Small and cheap mass filters make it easier to have portable mass spectrometers that can find unknown chemicals in faraway places.
Mass spectrometers, instruments for identifying chemical substances, are commonly employed in fields such as forensic analysis, toxicology tests, and geological exploration. However, their large size, high cost, and susceptibility to damage restrict their deployment to specific locations.
MIT researchers have developed a core component of a mass spectrometer, a mass filter, which is significantly lighter and less expensive than those produced through traditional methods. The filter, made from a durable and heat-resistant glass-ceramic resin, is 3D printed in a single step, eliminating the need for assembly, often leading to performance-impairing defects.
Researchers used additive manufacturing to produce optimally sized and shaped miniaturised quadrupoles for better precision and sensitivity, utilising glass-ceramic resin capable of enduring up to 900 degrees Celsius. The vat photopolymerization process involves curing resin in a vat with an LED array, building the device layer by layer as a piston moves up and down.
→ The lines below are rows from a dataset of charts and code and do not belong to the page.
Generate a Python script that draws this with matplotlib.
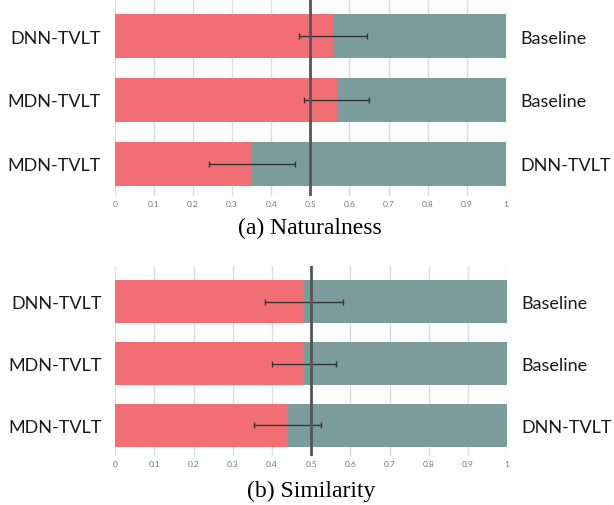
import numpy as np
import matplotlib
matplotlib.use('Agg')
from matplotlib import pyplot as plt

left_labels = ['DNN-TVLT', 'MDN-TVLT', 'MDN-TVLT']
right_labels = ['Baseline', 'Baseline', 'DNN-TVLT']

nat_pref = [0.559, 0.567, 0.352]
nat_err = [0.087, 0.084, 0.110]
sim_pref = [0.481, 0.481, 0.440]
sim_err = [0.099, 0.082, 0.086]

titles = ['(a) Naturalness', '(b) Similarity']
ticks = [0, 0.1, 0.2, 0.3, 0.4, 0.5, 0.6, 0.7, 0.8, 0.9, 1]
tick_labels = ['0', '0.1', '0.2', '0.3', '0.4', '0.5', '0.6', '0.7', '0.8', '0.9', '1']

RED = '#f06e74'
TEAL = '#7b9c9d'


def draw_panel(ax, pref, err, title, pad):
    y = np.arange(len(pref))
    pref = np.array(pref)
    ax.barh(y, pref, height=0.7, color=RED, zorder=2)
    ax.barh(y, 1 - pref, left=pref, height=0.7, color=TEAL, zorder=2)
    ax.errorbar(pref, y, xerr=err, fmt='none', ecolor='#333333',
                elinewidth=1.0, capsize=2.5, capthick=1.0, zorder=4)
    ax.axvline(0.5, color='#555555', lw=2, zorder=5)
    ax.set_xlim(0, 1)
    ax.set_ylim(2.5, -0.58)
    ax.set_xticks(ticks)
    ax.set_xticklabels(tick_labels, fontsize=6, color='#777777', family='Lato')
    ax.grid(axis='x', color='#dddddd', lw=1, zorder=0)
    ax.tick_params(axis='x', length=0, pad=3)
    ax.tick_params(axis='y', length=0, pad=10)
    ax.set_yticks(y)
    ax.set_yticklabels(left_labels, fontsize=13, family='Lato', color='#1a1a1a')
    for s in ax.spines.values():
        s.set_visible(False)
    ax2 = ax.twinx()
    ax2.set_ylim(ax.get_ylim())
    ax2.set_yticks(y)
    ax2.set_yticklabels(right_labels, fontsize=13, family='Lato', color='#1a1a1a')
    ax2.tick_params(axis='y', length=0, pad=10)
    for s in ax2.spines.values():
        s.set_visible(False)
    ax.set_xlabel(title, family='Liberation Serif', fontsize=17, labelpad=pad)


fig = plt.figure(figsize=(6.14, 5.06), dpi=100)
ax_a = fig.add_axes([0.1868, 0.611, 0.6373, 0.389])
ax_b = fig.add_axes([0.1878, 0.097, 0.6380, 0.375])

draw_panel(ax_a, nat_pref, nat_err, titles[0], 7)
draw_panel(ax_b, sim_pref, sim_err, titles[1], 9)

plt.savefig('out.png', dpi=100)
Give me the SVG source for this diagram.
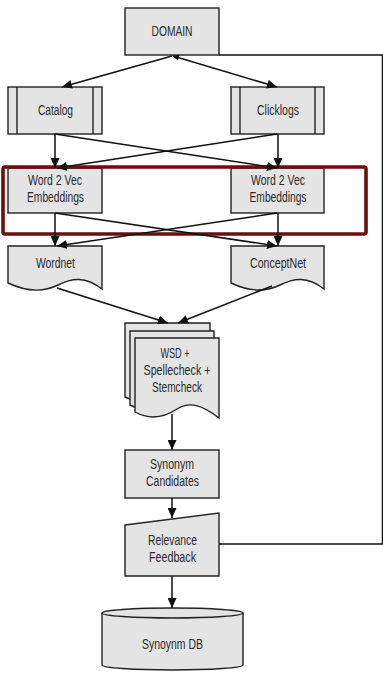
<svg xmlns="http://www.w3.org/2000/svg" width="383" height="675" viewBox="0 0 383 675">
  <style>
    .node { fill: #e4e4e4; stroke: #222; stroke-width: 1.4; }
    .inner { fill: none; stroke: #222; stroke-width: 1.4; }
    .label { font-family: "Liberation Sans", Arial, sans-serif; font-size: 14px; fill: #2a2a2a; text-anchor: middle; }
    .edge { fill: none; stroke: #111; stroke-width: 1.5; }
    .frame { fill: none; stroke: #6e0d0d; stroke-width: 3.6; }
  </style>
  <defs>
    <marker id="arrow" markerUnits="userSpaceOnUse" markerWidth="11" markerHeight="9" refX="10" refY="4.5" orient="auto">
      <path d="M0,0 L10,4.5 L0,9 Z" fill="#111"/>
    </marker>
    <marker id="arrowStart" markerUnits="userSpaceOnUse" markerWidth="8" markerHeight="7" refX="1" refY="3.5" orient="auto">
      <path d="M7,0.5 L0,3.5 L7,6.5 Z" fill="#111"/>
    </marker>
  </defs>

  <rect width="383" height="675" fill="#fff"/>

  <g id="domain">
    <rect class="node" x="125" y="8" width="94" height="47"/>
    <text class="label" x="172" y="36" textLength="41" lengthAdjust="spacingAndGlyphs">DOMAIN</text>
  </g>

  <g id="catalog">
    <rect class="node" x="8" y="87" width="94" height="47"/>
    <line class="inner" x1="17" y1="87" x2="17" y2="134"/>
    <line class="inner" x1="93" y1="87" x2="93" y2="134"/>
    <text class="label" x="55.5" y="115" textLength="35" lengthAdjust="spacingAndGlyphs">Catalog</text>
  </g>

  <g id="clicklogs">
    <rect class="node" x="231" y="87" width="93" height="47"/>
    <line class="inner" x1="240" y1="87" x2="240" y2="134"/>
    <line class="inner" x1="315" y1="87" x2="315" y2="134"/>
    <text class="label" x="278" y="115" textLength="42" lengthAdjust="spacingAndGlyphs">Clicklogs</text>
  </g>

  <g id="w2v-left">
    <rect class="node" x="8" y="168" width="94" height="45"/>
    <text class="label" x="55" y="185" textLength="54" lengthAdjust="spacingAndGlyphs">Word 2 Vec</text>
    <text class="label" x="55.5" y="202" textLength="57" lengthAdjust="spacingAndGlyphs">Embeddings</text>
  </g>

  <g id="w2v-right">
    <rect class="node" x="231" y="168" width="93" height="45"/>
    <text class="label" x="278" y="185" textLength="54" lengthAdjust="spacingAndGlyphs">Word 2 Vec</text>
    <text class="label" x="278" y="202" textLength="57" lengthAdjust="spacingAndGlyphs">Embeddings</text>
  </g>

  <g id="wordnet">
    <path class="node" d="M8,246 H102 V289 C85,276 72,278 58,285 C42,293 25,291 8,283 Z"/>
    <text class="label" x="55.5" y="268" textLength="39" lengthAdjust="spacingAndGlyphs">Wordnet</text>
  </g>

  <g id="conceptnet">
    <path class="node" d="M231,246 H324 V289 C307,276 294,278 280,285 C264,293 248,291 231,283 Z"/>
    <text class="label" x="278" y="268" textLength="56" lengthAdjust="spacingAndGlyphs">ConceptNet</text>
  </g>

  <g id="wsd">
    <path class="node" d="M125,323 H210 V403 C193,390 180,391 167,398 C152,405 140,404 125,397 Z"/>
    <path class="node" d="M130,331 H214 V411 C197,398 184,399 171,406 C156,413 144,412 130,405 Z"/>
    <path class="node" d="M135,338 H219 V418 C202,405 190,401 177,409 C162,419 148,419 135,412 Z"/>
    <text class="label" x="175" y="358" textLength="29" lengthAdjust="spacingAndGlyphs">WSD +</text>
    <text class="label" x="177" y="375" textLength="67" lengthAdjust="spacingAndGlyphs">Spellecheck +</text>
    <text class="label" x="177" y="392" textLength="50" lengthAdjust="spacingAndGlyphs">Stemcheck</text>
  </g>

  <g id="synonym-candidates">
    <rect class="node" x="125" y="450" width="94" height="48"/>
    <text class="label" x="172" y="469" textLength="44" lengthAdjust="spacingAndGlyphs">Synonym</text>
    <text class="label" x="172.5" y="486" textLength="53" lengthAdjust="spacingAndGlyphs">Candidates</text>
  </g>

  <g id="relevance-feedback">
    <path class="node" d="M125,525 L219,513 V576 H125 Z"/>
    <text class="label" x="172.5" y="545" textLength="49" lengthAdjust="spacingAndGlyphs">Relevance</text>
    <text class="label" x="172.5" y="562" textLength="47" lengthAdjust="spacingAndGlyphs">Feedback</text>
  </g>

  <g id="synonym-db">
    <path class="node" d="M102,613 V665 A70.5,5 0 0 0 243,665 V613"/>
    <ellipse class="node" cx="172.5" cy="613" rx="70.5" ry="5"/>
    <text class="label" x="172.5" y="649" textLength="61" lengthAdjust="spacingAndGlyphs">Synoynm DB</text>
  </g>

  <!-- highlight around the embedding stage -->
  <rect class="frame" x="3" y="167" width="363" height="67" rx="2"/>

  <g id="connectors">
    <line class="edge" x1="172" y1="56" x2="62" y2="87" marker-end="url(#arrow)"/>
    <line class="edge" x1="173" y1="56" x2="277" y2="87" marker-start="url(#arrowStart)" marker-end="url(#arrow)"/>

    <line class="edge" x1="55" y1="134" x2="55" y2="168" marker-end="url(#arrow)"/>
    <line class="edge" x1="55" y1="134" x2="277" y2="168" marker-end="url(#arrow)"/>
    <line class="edge" x1="277" y1="134" x2="57" y2="168" marker-end="url(#arrow)"/>
    <line class="edge" x1="278" y1="134" x2="278" y2="168" marker-end="url(#arrow)"/>

    <line class="edge" x1="55" y1="213" x2="55" y2="246" marker-end="url(#arrow)"/>
    <line class="edge" x1="55" y1="213" x2="277" y2="246" marker-end="url(#arrow)"/>
    <line class="edge" x1="277" y1="213" x2="57" y2="246" marker-end="url(#arrow)"/>
    <line class="edge" x1="278" y1="213" x2="278" y2="246" marker-end="url(#arrow)"/>

    <line class="edge" x1="57" y1="288" x2="168" y2="323" marker-end="url(#arrow)"/>
    <line class="edge" x1="272" y1="286" x2="178" y2="323" marker-end="url(#arrow)"/>

    <line class="edge" x1="172" y1="414" x2="172" y2="450" marker-end="url(#arrow)"/>
    <line class="edge" x1="172" y1="498" x2="172" y2="518" marker-end="url(#arrow)"/>
    <line class="edge" x1="172" y1="576" x2="172" y2="608" marker-end="url(#arrow)"/>

    <!-- feedback loop back to the domain -->
    <polyline class="edge" points="219,544 382.5,544 382.5,55 219,55"/>
  </g>
</svg>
Utilising 3D printing, researchers have created a quadrupole for mass spectrometers with hyperbolic rods, an ideal shape but hard to make conventionally. They included a supportive triangular lattice structure for stability. The quadrupole was finished using electroless plating, coating the rods in a metal film for conductivity while preserving the rest of the device, ensuring uniform coverage without damage or electrical shorts.
In evaluating their 3D-printed quadrupoles, the team integrated them into a commercial setup and discovered that they achieved higher resolutions than other miniaturized filters. These quadrupoles, measuring around 12 centimetres in length, boast a density of only one-quarter that of similar stainless-steel filters. Moreover, subsequent experiments indicated that the precision of these 3D-printed quadrupoles is comparable to that of larger, commercial-scale filters.
Looking ahead, the researchers aim to enhance the quadrupole’s performance by extending its length, allowing for more precise measurements as more ions are filtered out over its increased size. They also plan to investigate alternative ceramic materials for improved heat transfer.